Nel campo dell’ipotesi dell’oralità iniziale dei due testi, si sono sviluppate, nel secolo scorso, una serie di analisi grammaticali, soprattutto ad opera di studiosi americani, detti "filologi oralisti". Milman Parry nel suo L'epithète traditionelle dans Homère. Essai sur un problème de style homérique (1928), individua auralità e oralità, espresse dagli epiteti tradizionali epici (per esempio “piè veloce Achille”), applicati di volta in volta o per origine culturale nella tradizione greca, o per necessità metrica. Dalle sue attente analisi egli giunge ad affermare che l’Iliade e l’Odissea, nate in periodo arcaico, poggiano sulla base di una sperimentata e diffusa cultura di aedi.
Nel 1933 (Die typischen Szenen bei Homer), Walter Arend si spinge ad affermare, sulle teorie di Parry, che interi brani, non solo coppie nome-epiteto, vengono ripetuti a seconda la necessità del contesto narrativo.
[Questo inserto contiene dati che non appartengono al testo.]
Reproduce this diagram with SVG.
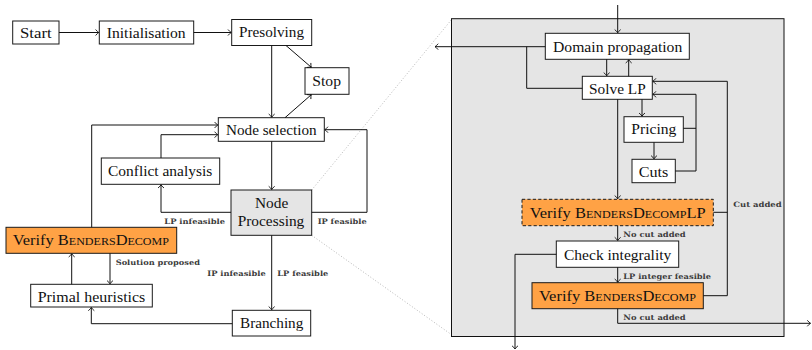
<svg xmlns="http://www.w3.org/2000/svg" width="812" height="350" viewBox="0 0 812 350">
<defs>
<marker id="ar" markerUnits="userSpaceOnUse" markerWidth="10" markerHeight="10" refX="0" refY="0" viewBox="-5 -5 10 10" orient="auto">
<path d="M-3.2,-3 Q-1.2,-0.6 0,0 Q-1.2,0.6 -3.2,3" fill="none" stroke="#111" stroke-width="0.9"/>
</marker>
<style>
.box{fill:#fff;stroke:#1a1a1a;stroke-width:1}
.gray{fill:#e5e5e5;stroke:#1a1a1a;stroke-width:1}
.org{fill:#ffa245;stroke:#1a1a1a;stroke-width:1}
.dash{stroke-dasharray:3.2,2.2}
.t{font-family:'Liberation Serif','DejaVu Serif',serif;font-size:15px;fill:#111}
.sc{font-variant:small-caps}
.lb{font-family:'DejaVu Serif','Liberation Serif',serif;font-size:7.4px;font-weight:bold;fill:#3c3c3c}
.c{fill:none;stroke:#111;stroke-width:1}
.ca{fill:none;stroke:#111;stroke-width:1;marker-end:url(#ar)}
.dot{fill:none;stroke:#b8b8b8;stroke-width:1;stroke-dasharray:1,2}
</style>
</defs>

<g id="zoom-lines">
<line class="dot" x1="311.7" y1="190" x2="452" y2="19"/>
<line class="dot" x1="311.7" y1="235.3" x2="452" y2="335"/>
</g>

<g id="panel">
<rect x="451.5" y="18.7" width="332.5" height="317.8" fill="#e5e5e5" stroke="#111" stroke-width="1"/>
</g>

<g id="start"><rect class="box" x="12.7" y="21" width="46.3" height="23"/><text class="t" x="20" y="38.3" textLength="31.7" lengthAdjust="spacingAndGlyphs">Start</text></g>
<g id="initialisation"><rect class="box" x="99.3" y="21" width="94.4" height="23"/><text class="t" x="106.7" y="38.3" textLength="79" lengthAdjust="spacingAndGlyphs">Initialisation</text></g>
<g id="presolving"><rect class="box" x="231.7" y="19.5" width="80" height="26"/><text class="t" x="239" y="36.5" textLength="65" lengthAdjust="spacingAndGlyphs">Presolving</text></g>
<g id="stop"><rect class="box" x="305" y="67.7" width="44" height="26.6"/><text class="t" x="312.3" y="85.5" textLength="28.7" lengthAdjust="spacingAndGlyphs">Stop</text></g>
<g id="node-selection"><rect class="box" x="218.3" y="117.7" width="106" height="23.6"/><text class="t" x="226" y="135.3" textLength="90.7" lengthAdjust="spacingAndGlyphs">Node selection</text></g>
<g id="conflict-analysis"><rect class="box" x="101.3" y="158" width="118.4" height="26.3"/><text class="t" x="108" y="176" textLength="104.3" lengthAdjust="spacingAndGlyphs">Conflict analysis</text></g>
<g id="node-processing"><rect class="gray" x="231" y="190" width="80.7" height="45.3"/><text class="t" x="255" y="207.5" textLength="33.3" lengthAdjust="spacingAndGlyphs">Node</text><text class="t" x="237.7" y="226" textLength="66.6" lengthAdjust="spacingAndGlyphs">Processing</text></g>
<g id="verify-left"><rect class="org" x="6" y="227.3" width="170.7" height="26"/><text class="t" x="12.7" y="245.3" textLength="156.3" lengthAdjust="spacingAndGlyphs">Verify <tspan class="sc">BendersDecomp</tspan></text></g>
<g id="primal-heuristics"><rect class="box" x="30.7" y="284.3" width="121.6" height="22.7"/><text class="t" x="37.7" y="301.5" textLength="107.6" lengthAdjust="spacingAndGlyphs">Primal heuristics</text></g>
<g id="branching"><rect class="box" x="232.3" y="310.3" width="78.4" height="25.7"/><text class="t" x="240" y="328" textLength="63.3" lengthAdjust="spacingAndGlyphs">Branching</text></g>

<g id="domain-propagation"><rect class="box" x="545.3" y="33.3" width="144" height="26"/><text class="t" x="553" y="51.5" textLength="129.3" lengthAdjust="spacingAndGlyphs">Domain propagation</text></g>
<g id="solve-lp"><rect class="box" x="582.3" y="76.3" width="70" height="23"/><text class="t" x="589" y="93.5" textLength="56.7" lengthAdjust="spacingAndGlyphs">Solve LP</text></g>
<g id="pricing"><rect class="box" x="624" y="116.7" width="59.3" height="25.6"/><text class="t" x="631.3" y="134" textLength="45" lengthAdjust="spacingAndGlyphs">Pricing</text></g>
<g id="cuts"><rect class="box" x="632" y="159.3" width="43.3" height="23.4"/><text class="t" x="638.7" y="176.5" textLength="29.6" lengthAdjust="spacingAndGlyphs">Cuts</text></g>
<g id="verify-lp"><rect class="org dash" x="522" y="199.3" width="191.3" height="26.4"/><text class="t" x="529.7" y="217.8" textLength="176" lengthAdjust="spacingAndGlyphs">Verify <tspan class="sc">BendersDecomp</tspan>LP</text></g>
<g id="check-integrality"><rect class="box" x="556.3" y="241" width="122.4" height="26.3"/><text class="t" x="564" y="259.5" textLength="107.3" lengthAdjust="spacingAndGlyphs">Check integrality</text></g>
<g id="verify-right"><rect class="org" x="532" y="282.7" width="171.3" height="26"/><text class="t" x="539" y="301" textLength="157" lengthAdjust="spacingAndGlyphs">Verify <tspan class="sc">BendersDecomp</tspan></text></g>

<g id="connectors">
<line class="ca" x1="59" y1="32.5" x2="98.8" y2="32.5"/>
<line class="ca" x1="193.7" y1="32.5" x2="231.2" y2="32.5"/>
<line class="ca" x1="271.7" y1="45.5" x2="271.7" y2="117.2"/>
<line class="ca" x1="286" y1="45.5" x2="311.3" y2="67.3"/>
<line class="ca" x1="285" y1="117.7" x2="311.3" y2="94.7"/>
<line class="ca" x1="271.7" y1="141.3" x2="271.7" y2="189.5"/>
<polyline class="ca" points="311.7,212.3 367,212.3 367,129.7 324.8,129.7"/>
<polyline class="ca" points="231,212.3 161,212.3 161,184.8"/>
<polyline class="ca" points="161,158 161,134.7 217.8,134.7"/>
<polyline class="ca" points="91.7,227.3 91.7,125 217.8,125"/>
<line class="ca" x1="110" y1="253.3" x2="110" y2="283.8"/>
<line class="ca" x1="71.7" y1="284.3" x2="71.7" y2="253.8"/>
<line class="ca" x1="271.7" y1="235.3" x2="271.7" y2="309.8"/>
<polyline class="ca" points="232.3,323.7 91.3,323.7 91.3,307.5"/>

<line class="ca" x1="617.7" y1="5" x2="617.7" y2="32.8"/>
<line class="ca" x1="545.3" y1="46.7" x2="435" y2="46.7"/>
<polyline class="c" points="526.7,46.7 526.7,88.3 582.3,88.3"/>
<line class="ca" x1="606.7" y1="59.3" x2="606.7" y2="75.8"/>
<line class="ca" x1="628.7" y1="76.3" x2="628.7" y2="59.8"/>
<line class="ca" x1="642" y1="99.3" x2="642" y2="116.2"/>
<line class="ca" x1="654" y1="142.3" x2="654" y2="158.8"/>
<line class="c" x1="683.3" y1="128.3" x2="696" y2="128.3"/>
<polyline class="ca" points="675.3,171 696,171 696,94.3 652.8,94.3"/>
<polyline class="ca" points="703.3,295.7 727.3,295.7 727.3,81.3 652.8,81.3"/>
<line class="c" x1="713.3" y1="212.3" x2="727.3" y2="212.3"/>
<line class="ca" x1="617.7" y1="99.3" x2="617.7" y2="198.8"/>
<line class="ca" x1="617.7" y1="225.7" x2="617.7" y2="240.5"/>
<line class="ca" x1="617.7" y1="267.3" x2="617.7" y2="282.2"/>
<polyline class="ca" points="556.3,254.3 515,254.3 515,349"/>
<polyline class="ca" points="617.7,308.7 617.7,323.3 810.5,323.3"/>
</g>

<g id="labels">
<text class="lb" x="164.3" y="224.2" textLength="60.7" lengthAdjust="spacingAndGlyphs">LP infeasible</text>
<text class="lb" x="317.7" y="224.2" textLength="49" lengthAdjust="spacingAndGlyphs">IP feasible</text>
<text class="lb" x="115.7" y="264.9" textLength="84.3" lengthAdjust="spacingAndGlyphs">Solution proposed</text>
<text class="lb" x="207.3" y="275.9" textLength="58.4" lengthAdjust="spacingAndGlyphs">IP infeasible</text>
<text class="lb" x="277.3" y="275.9" textLength="51" lengthAdjust="spacingAndGlyphs">LP feasible</text>
<text class="lb" x="733.3" y="206.9" textLength="48.4" lengthAdjust="spacingAndGlyphs">Cut added</text>
<text class="lb" x="623.3" y="236.6" textLength="62.4" lengthAdjust="spacingAndGlyphs">No cut added</text>
<text class="lb" x="623.3" y="278.9" textLength="87.7" lengthAdjust="spacingAndGlyphs">LP integer feasible</text>
<text class="lb" x="623.3" y="319.6" textLength="62.4" lengthAdjust="spacingAndGlyphs">No cut added</text>
</g>
</svg>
Eric Havelock, inoltre, attribuisce alle opere omeriche, dall’antica origine, una importanza nella trasmissione di valori morali e conoscitivi, quasi fosse un'enciclopedia tribale  ripetuta oralmente di generazione in generazione a scopo educativo.
Le problematiche proprie della questione omerica così come erano state impostate, essendo, a conti fatti, praticamente insolubili, sono mutate col tempo. Come abbiamo visto, si è ritenuto più fattivo concentrarsi su aspetti diversi, come lo studio delle culture pre-letterarie, ai primordi della scrittura e della tradizione moralistica. Si è cercato di analizzare quell’insieme di mito, tradizioni e cultura “tribale”, che ha fatto da humus, verosimilmente, per la composizione dei due capolavori epici. Se Omero è veramente esistito o no, senza la scoperta di nuove fonti, è probabile che non lo sapremo mai con certezza. Ai miti epici dell’Iliade e dell’Odissea si unisce, quindi, il mito sull’autore stesso.